Das sagen viele, Frau Sommer-Noack. Aber was bedeutet das denn?
Wir fordern, dass Schule endlich so gedacht wird, dass Kinder lernen lernen, statt nur Stoff zu verwalten. Dass Lehrkräfte modern ausgebildet werden. Erfolgreiche Schulmodelle – also die echten Leuchttürme – sollen ihre Erfahrungen teilen können, statt isoliert zu bleiben. Und die Bildungspolitik muss auf Zusammenarbeit statt Konkurrenz zwischen den Ländern setzen. Das ist im Grunde unsere Strategie gegen die Bildungskrise: Verbund statt Silos, Praxis statt Schlagworte – und das gemeinsame Ziel, Schule fit für die Zukunft zu machen. Und dadurch eben auch unsere Kinder.

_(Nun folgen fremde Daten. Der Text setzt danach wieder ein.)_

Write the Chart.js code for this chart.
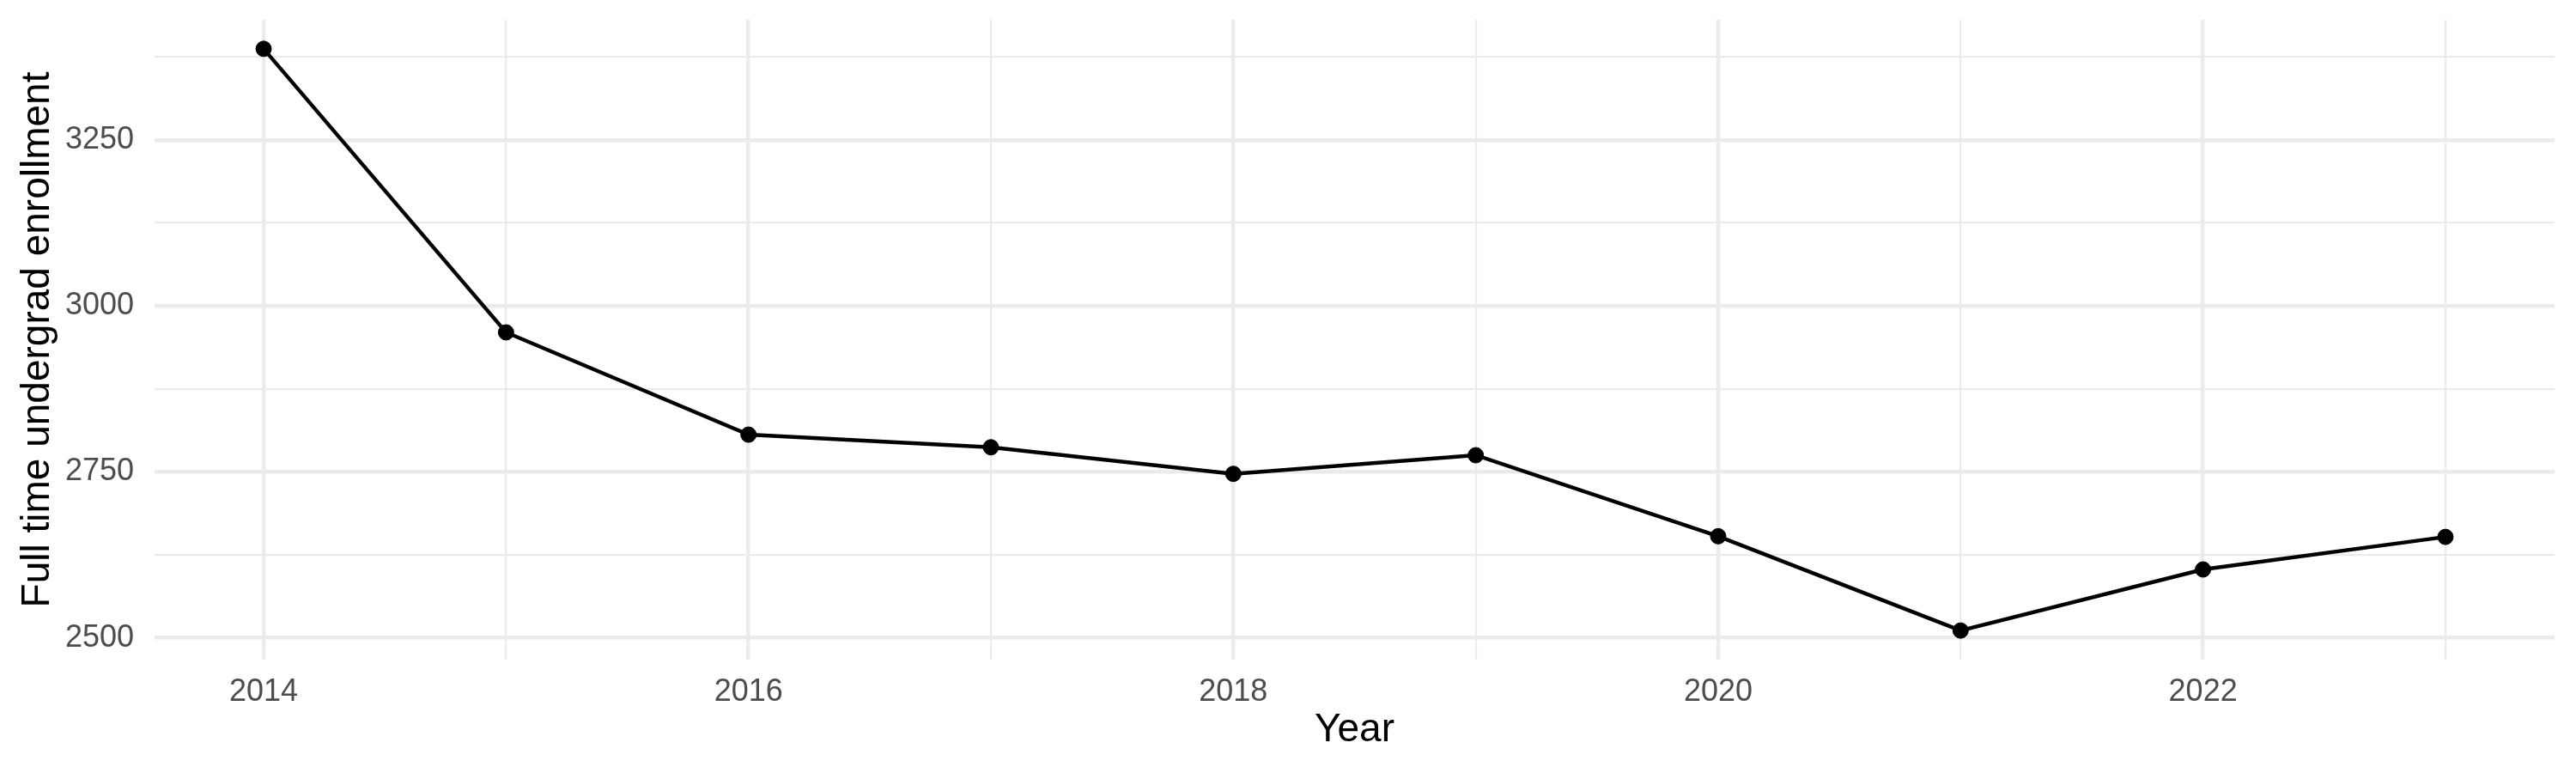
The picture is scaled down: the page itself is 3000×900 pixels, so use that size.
<!DOCTYPE html>
<html>
<head>
<meta charset="utf-8">
<script src="https://cdn.jsdelivr.net/npm/chart.js@4/dist/chart.umd.min.js"></script>
<style>
  html, body { margin: 0; padding: 0; background: #ffffff; }
  #wrap { width: 3000px; height: 900px; }
</style>
</head>
<body>
<div id="wrap"><canvas id="c" width="3000" height="900"></canvas></div>
<script>
const years = [2014, 2015, 2016, 2017, 2018, 2019, 2020, 2021, 2022, 2023];
const enrollment = [3387, 2960, 2806, 2787, 2747, 2775, 2653, 2511, 2603, 2652];
const xTickValues = [2014, 2015, 2016, 2017, 2018, 2019, 2020, 2021, 2022, 2023];
const xTickLabels = ['2014', '', '2016', '', '2018', '', '2020', '', '2022', ''];
const yTickValues = [2500, 2625, 2750, 2875, 3000, 3125, 3250, 3375];
const yTickLabels = ['2500', '', '2750', '', '3000', '', '3250', ''];
const xTitle = 'Year';
const yTitle = 'Full time undergrad enrollment';

const FONT = "'Liberation Sans', Arial, Helvetica, sans-serif";
const GRID = '#EBEBEB';

// ggplot-style 5% expansion of the data range
const xMin = Math.min(...years), xMax = Math.max(...years);
const yMin = Math.min(...enrollment), yMax = Math.max(...enrollment);
const xPad = (xMax - xMin) * 0.05, yPad = (yMax - yMin) * 0.05;

const points = years.map((y, i) => ({ x: y, y: enrollment[i] }));

new Chart(document.getElementById('c'), {
  type: 'line',
  data: {
    datasets: [{
      data: points,
      borderColor: '#000000',
      backgroundColor: '#000000',
      borderWidth: 4.4,
      tension: 0,
      pointRadius: 9,
      pointBorderWidth: 1,
      pointBackgroundColor: '#000000',
      pointBorderColor: '#000000',
      fill: false
    }]
  },
  options: {
    responsive: false,
    devicePixelRatio: 1,
    animation: false,
    layout: { padding: { top: 23, right: 25, left: 0, bottom: 0 } },
    plugins: { legend: { display: false }, tooltip: { enabled: false } },
    scales: {
      x: {
        type: 'linear',
        min: xMin - xPad,
        max: xMax + xPad,
        afterBuildTicks: (s) => { s.ticks = xTickValues.map(v => ({ value: v })); },
        afterFit: (s) => { s.height = 132; s.paddingLeft = 0; s.paddingRight = 0; },
        border: { display: false },
        grid: {
          color: GRID,
          drawTicks: false,
          lineWidth: (ctx) => (ctx.tick && xTickLabels[xTickValues.indexOf(ctx.tick.value)] === '') ? 2.2 : 4.4
        },
        ticks: {
          autoSkip: false,
          maxRotation: 0,
          padding: 16,
          color: '#4D4D4D',
          font: { family: FONT, size: 36 },
          callback: (v) => { const i = xTickValues.indexOf(v); return i >= 0 ? xTickLabels[i] : ''; }
        },
        title: {
          display: true,
          text: xTitle,
          color: '#000000',
          font: { family: FONT, size: 46 },
          padding: { top: 0, bottom: 22 }
        }
      },
      y: {
        type: 'linear',
        min: yMin - yPad,
        max: yMax + yPad,
        afterBuildTicks: (s) => { s.ticks = yTickValues.map(v => ({ value: v })); },
        afterFit: (s) => { s.width = 180; s.paddingTop = 0; s.paddingBottom = 0; },
        border: { display: false },
        grid: {
          color: GRID,
          drawTicks: false,
          lineWidth: (ctx) => (ctx.tick && yTickLabels[yTickValues.indexOf(ctx.tick.value)] === '') ? 2.2 : 4.4
        },
        ticks: {
          autoSkip: false,
          padding: 24,
          color: '#4D4D4D',
          font: { family: FONT, size: 36 },
          callback: (v) => { const i = yTickValues.indexOf(v); return i >= 0 ? yTickLabels[i] : ''; }
        },
        title: {
          display: true,
          text: yTitle,
          color: '#000000',
          font: { family: FONT, size: 46 },
          padding: { top: 17, bottom: 0 }
        }
      }
    }
  }
});
</script>
</body>
</html>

Wir befinden uns praktisch in einer Triage-Situation – das Bildungssystem gleicht einer Unfallstelle. Wem würden Sie als Nothelferin zuerst abhelfen: dem gravierenden Lehrermangel, der gravierenden Bildungsarmut oder den Herausforderungen von Digitalisierung und KI für Schule?
An Schulen hat Triage nichts verloren! Ich will da persönlich keinen isolierten Punkt herauspicken. Lehrermangel, Bildungsarmut und Digitalisierung hängen eng zusammen. Wenn Lehrer fehlen, haben Schulen gar nicht die Kapazität, individuell auf jedes Kind einzugehen – und das verschärft wiederum die Bildungsungleichheit. Gleichzeitig fehlt oft die digitale Ausstattung oder die Medienkompetenz – und dadurch fallen noch mehr Kinder hinten runter. Man kann aber punktuell etwas tun, finde ich.
Zum Beispiel?
Schulen sollten einfacher auf multifunktionale Teams zurückgreifen können – Fachkräfte, Lehrkräfte, digitale Coaches. Es gibt so viele, die unterstützen können. Oder auch: ein kleines Handbuch für die Schulleitung. Damit sie sich nicht mühsam alle Informationen selbst zusammensuchen müssen, sondern direkt passende Unterstützung finden – etwa Life Teach Us bei Unterrichtsausfall oder mit Digital School Story Kompetenzen stärken. Oder Gesundheitsfachkräfte, die Gesundheitsbildung schneller in den Schulalltag integrieren – ohne dass es auch noch den Lehrkräften aufgebürdet wird. Es geht darum, systematisch zu denken, aber punktuell zu handeln.